• [RECORDS SHOWN]
-- BEGIN --
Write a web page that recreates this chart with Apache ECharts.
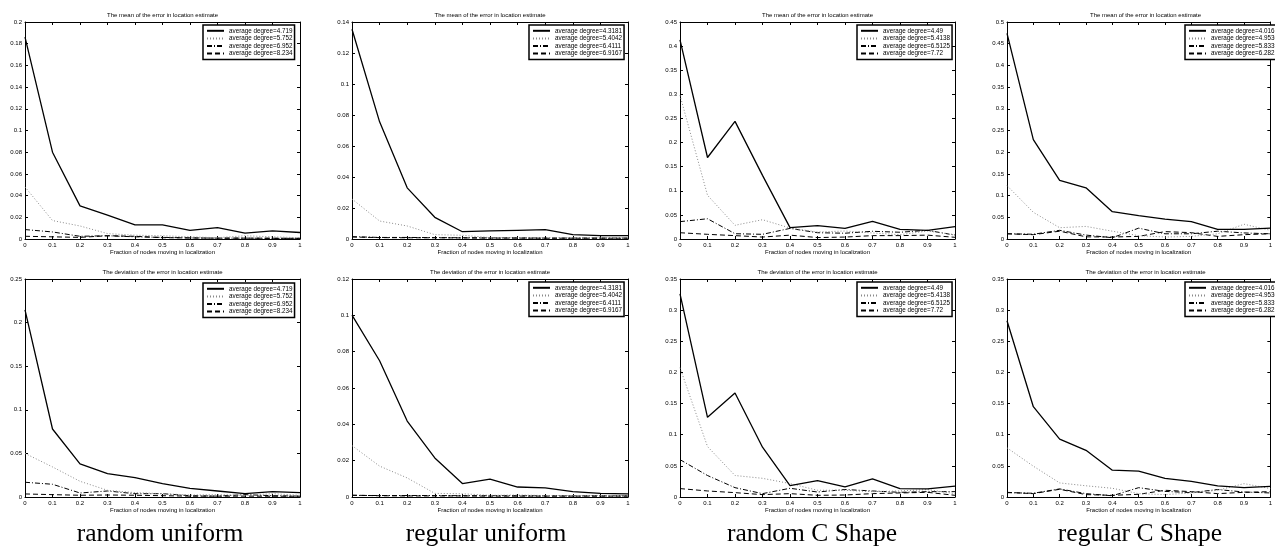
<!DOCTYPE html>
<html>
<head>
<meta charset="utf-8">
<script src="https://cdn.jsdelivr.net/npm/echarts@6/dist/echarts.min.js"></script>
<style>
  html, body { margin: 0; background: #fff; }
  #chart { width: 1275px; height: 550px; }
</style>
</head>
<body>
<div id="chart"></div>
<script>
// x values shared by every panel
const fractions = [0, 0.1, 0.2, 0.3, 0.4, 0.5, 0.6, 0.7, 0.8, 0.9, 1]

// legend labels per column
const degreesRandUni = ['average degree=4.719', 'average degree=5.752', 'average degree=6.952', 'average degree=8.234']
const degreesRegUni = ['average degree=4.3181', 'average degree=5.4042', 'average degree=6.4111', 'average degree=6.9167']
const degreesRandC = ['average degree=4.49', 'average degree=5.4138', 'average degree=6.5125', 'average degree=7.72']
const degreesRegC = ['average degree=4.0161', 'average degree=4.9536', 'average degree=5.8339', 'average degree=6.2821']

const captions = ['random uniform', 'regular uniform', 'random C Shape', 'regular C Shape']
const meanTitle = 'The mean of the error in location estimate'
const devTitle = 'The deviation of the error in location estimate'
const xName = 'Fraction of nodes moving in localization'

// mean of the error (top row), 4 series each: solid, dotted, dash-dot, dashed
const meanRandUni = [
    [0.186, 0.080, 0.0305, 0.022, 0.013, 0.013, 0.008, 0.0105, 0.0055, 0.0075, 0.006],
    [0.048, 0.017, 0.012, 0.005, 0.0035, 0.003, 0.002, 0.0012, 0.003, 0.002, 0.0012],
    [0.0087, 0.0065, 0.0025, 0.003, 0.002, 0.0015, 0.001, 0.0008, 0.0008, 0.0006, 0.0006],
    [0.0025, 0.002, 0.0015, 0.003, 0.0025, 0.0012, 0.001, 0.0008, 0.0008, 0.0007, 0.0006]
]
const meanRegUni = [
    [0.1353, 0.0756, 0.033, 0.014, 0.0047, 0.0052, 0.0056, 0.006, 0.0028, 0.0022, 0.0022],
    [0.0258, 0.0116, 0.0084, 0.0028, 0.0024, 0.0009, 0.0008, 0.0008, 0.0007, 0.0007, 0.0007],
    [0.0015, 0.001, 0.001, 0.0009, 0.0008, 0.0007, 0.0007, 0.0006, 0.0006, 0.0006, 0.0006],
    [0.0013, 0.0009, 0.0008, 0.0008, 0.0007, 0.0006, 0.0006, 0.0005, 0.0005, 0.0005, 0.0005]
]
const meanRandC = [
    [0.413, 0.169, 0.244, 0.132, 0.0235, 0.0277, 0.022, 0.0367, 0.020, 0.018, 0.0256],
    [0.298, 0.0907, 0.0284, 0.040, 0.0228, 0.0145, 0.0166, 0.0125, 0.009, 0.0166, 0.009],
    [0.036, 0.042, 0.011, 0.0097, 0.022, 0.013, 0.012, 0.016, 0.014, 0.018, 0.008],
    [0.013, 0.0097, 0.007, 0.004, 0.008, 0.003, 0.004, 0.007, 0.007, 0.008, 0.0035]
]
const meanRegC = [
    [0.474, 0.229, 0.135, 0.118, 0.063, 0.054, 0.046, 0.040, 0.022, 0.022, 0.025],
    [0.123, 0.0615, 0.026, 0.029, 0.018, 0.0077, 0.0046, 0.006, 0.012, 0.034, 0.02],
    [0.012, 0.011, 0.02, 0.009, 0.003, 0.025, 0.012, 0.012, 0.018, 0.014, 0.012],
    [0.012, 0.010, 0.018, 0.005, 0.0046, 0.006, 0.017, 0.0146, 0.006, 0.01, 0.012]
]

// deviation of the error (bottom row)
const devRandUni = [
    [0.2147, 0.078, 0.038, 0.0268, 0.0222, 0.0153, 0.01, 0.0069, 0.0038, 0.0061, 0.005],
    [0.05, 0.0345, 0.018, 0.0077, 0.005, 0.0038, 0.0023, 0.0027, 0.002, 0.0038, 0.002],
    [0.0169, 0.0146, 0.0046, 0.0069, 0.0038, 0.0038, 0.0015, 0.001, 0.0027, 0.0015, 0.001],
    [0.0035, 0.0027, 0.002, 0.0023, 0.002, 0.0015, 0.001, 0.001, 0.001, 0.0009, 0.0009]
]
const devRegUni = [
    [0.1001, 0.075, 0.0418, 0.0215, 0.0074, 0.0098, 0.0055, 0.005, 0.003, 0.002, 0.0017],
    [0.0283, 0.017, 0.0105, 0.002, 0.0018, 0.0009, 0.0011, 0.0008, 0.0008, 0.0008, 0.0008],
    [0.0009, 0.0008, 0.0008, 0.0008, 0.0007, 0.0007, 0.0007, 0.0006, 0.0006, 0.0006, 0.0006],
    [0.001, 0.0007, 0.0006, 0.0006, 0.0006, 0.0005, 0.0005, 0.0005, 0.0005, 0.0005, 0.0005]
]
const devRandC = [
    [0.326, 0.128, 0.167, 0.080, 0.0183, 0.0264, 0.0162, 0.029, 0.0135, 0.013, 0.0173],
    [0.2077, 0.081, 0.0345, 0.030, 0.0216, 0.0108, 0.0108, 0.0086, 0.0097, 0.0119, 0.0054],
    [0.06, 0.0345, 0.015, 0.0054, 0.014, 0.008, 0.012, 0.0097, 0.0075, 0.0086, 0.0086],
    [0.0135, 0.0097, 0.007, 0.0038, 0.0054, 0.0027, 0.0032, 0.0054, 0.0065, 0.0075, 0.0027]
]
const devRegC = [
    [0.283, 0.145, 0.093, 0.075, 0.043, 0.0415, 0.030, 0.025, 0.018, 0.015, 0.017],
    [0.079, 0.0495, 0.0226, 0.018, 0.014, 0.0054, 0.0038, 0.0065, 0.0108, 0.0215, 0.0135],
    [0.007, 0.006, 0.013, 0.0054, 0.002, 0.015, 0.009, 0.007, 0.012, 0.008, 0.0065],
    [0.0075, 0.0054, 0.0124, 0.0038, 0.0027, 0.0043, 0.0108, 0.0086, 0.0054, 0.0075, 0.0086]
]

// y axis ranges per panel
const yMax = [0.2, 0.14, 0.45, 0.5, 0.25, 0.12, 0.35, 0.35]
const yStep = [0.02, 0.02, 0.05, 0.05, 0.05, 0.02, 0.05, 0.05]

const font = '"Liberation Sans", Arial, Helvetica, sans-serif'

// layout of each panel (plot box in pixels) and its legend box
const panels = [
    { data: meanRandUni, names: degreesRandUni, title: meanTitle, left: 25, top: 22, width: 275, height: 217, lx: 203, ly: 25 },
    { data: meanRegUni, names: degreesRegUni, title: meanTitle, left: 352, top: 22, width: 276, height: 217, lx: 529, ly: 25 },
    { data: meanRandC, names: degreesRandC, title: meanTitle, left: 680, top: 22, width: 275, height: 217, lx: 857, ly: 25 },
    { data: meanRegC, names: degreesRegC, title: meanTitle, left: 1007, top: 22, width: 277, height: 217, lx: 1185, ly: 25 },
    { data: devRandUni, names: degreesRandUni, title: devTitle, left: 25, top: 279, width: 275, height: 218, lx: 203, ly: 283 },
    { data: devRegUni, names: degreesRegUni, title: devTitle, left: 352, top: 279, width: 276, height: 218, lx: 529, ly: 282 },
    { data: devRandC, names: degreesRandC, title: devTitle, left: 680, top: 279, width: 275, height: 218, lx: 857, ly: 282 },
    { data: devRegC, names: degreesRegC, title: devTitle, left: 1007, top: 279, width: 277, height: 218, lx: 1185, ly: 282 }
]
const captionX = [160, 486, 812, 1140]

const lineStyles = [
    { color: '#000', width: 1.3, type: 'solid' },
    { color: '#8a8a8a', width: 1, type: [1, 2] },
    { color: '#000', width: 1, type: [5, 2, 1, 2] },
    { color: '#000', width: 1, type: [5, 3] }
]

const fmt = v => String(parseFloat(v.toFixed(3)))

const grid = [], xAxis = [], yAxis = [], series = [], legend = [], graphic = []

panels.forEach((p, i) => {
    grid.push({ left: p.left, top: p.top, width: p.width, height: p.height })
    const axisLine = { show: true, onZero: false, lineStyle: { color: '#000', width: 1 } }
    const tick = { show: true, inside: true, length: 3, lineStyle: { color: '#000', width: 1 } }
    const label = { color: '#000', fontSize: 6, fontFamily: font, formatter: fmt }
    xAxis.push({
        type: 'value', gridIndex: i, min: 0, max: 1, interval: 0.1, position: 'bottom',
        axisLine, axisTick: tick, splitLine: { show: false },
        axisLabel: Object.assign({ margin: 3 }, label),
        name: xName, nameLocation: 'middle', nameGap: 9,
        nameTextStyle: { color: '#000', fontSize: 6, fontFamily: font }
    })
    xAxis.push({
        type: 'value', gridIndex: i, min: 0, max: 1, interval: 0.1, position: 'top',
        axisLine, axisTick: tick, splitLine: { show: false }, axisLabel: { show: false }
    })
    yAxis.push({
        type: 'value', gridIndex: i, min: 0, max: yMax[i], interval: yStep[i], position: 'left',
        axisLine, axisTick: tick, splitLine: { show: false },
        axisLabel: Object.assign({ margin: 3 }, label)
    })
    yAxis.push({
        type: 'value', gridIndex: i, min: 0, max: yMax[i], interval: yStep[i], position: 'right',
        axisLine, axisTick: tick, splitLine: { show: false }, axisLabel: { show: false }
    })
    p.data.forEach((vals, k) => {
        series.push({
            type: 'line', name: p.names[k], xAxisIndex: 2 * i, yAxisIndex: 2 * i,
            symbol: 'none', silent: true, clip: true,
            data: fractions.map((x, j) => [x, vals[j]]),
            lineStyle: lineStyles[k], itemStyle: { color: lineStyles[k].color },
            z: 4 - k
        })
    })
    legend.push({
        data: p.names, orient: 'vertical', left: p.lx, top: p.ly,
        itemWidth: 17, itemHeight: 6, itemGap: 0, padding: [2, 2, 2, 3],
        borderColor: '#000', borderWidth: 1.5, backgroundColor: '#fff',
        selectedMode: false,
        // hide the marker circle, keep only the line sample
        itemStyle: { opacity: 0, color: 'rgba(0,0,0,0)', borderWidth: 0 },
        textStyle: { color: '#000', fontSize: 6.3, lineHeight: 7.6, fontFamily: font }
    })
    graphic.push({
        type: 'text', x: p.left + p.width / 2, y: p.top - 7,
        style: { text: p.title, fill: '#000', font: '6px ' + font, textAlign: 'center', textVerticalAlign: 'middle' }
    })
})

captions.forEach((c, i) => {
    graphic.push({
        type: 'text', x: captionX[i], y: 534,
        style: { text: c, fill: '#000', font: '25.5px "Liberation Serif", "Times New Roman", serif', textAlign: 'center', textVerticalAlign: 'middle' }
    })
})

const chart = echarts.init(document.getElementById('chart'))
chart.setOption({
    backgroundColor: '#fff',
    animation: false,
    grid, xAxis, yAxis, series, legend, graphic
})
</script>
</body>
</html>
-- END --
-- BEGIN --
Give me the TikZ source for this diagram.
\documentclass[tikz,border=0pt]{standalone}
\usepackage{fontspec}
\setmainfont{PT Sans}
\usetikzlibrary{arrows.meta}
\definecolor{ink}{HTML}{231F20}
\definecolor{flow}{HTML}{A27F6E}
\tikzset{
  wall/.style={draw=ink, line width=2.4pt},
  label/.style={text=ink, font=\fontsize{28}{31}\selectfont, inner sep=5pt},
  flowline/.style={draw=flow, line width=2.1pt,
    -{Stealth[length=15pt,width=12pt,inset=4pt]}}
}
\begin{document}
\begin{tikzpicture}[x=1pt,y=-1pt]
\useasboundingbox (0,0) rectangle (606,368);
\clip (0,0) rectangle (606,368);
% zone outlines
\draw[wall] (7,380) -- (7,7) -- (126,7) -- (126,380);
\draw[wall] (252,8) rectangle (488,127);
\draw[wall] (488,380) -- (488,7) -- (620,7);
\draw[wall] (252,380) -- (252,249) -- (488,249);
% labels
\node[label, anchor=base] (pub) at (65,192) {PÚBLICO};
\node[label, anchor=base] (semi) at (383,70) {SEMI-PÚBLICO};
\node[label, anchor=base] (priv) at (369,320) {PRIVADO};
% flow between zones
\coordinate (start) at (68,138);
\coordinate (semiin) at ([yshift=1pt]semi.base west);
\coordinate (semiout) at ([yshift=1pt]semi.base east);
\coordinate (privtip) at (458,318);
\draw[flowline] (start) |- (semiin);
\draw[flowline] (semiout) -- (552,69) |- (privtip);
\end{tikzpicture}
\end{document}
-- END --
• [SET PROBLEM] Your first line is the one with "Write a web", and your last is the one with "0.8, 0.9, 1]". Copy those and every line between them exactly, without any pictures.

• [ANSWER TO THE TASK]
Write a web page that recreates this chart with Apache ECharts.
<!DOCTYPE html>
<html>
<head>
<meta charset="utf-8">
<script src="https://cdn.jsdelivr.net/npm/echarts@6/dist/echarts.min.js"></script>
<style>
  html, body { margin: 0; background: #fff; }
  #chart { width: 1275px; height: 550px; }
</style>
</head>
<body>
<div id="chart"></div>
<script>
// x values shared by every panel
const fractions = [0, 0.1, 0.2, 0.3, 0.4, 0.5, 0.6, 0.7, 0.8, 0.9, 1]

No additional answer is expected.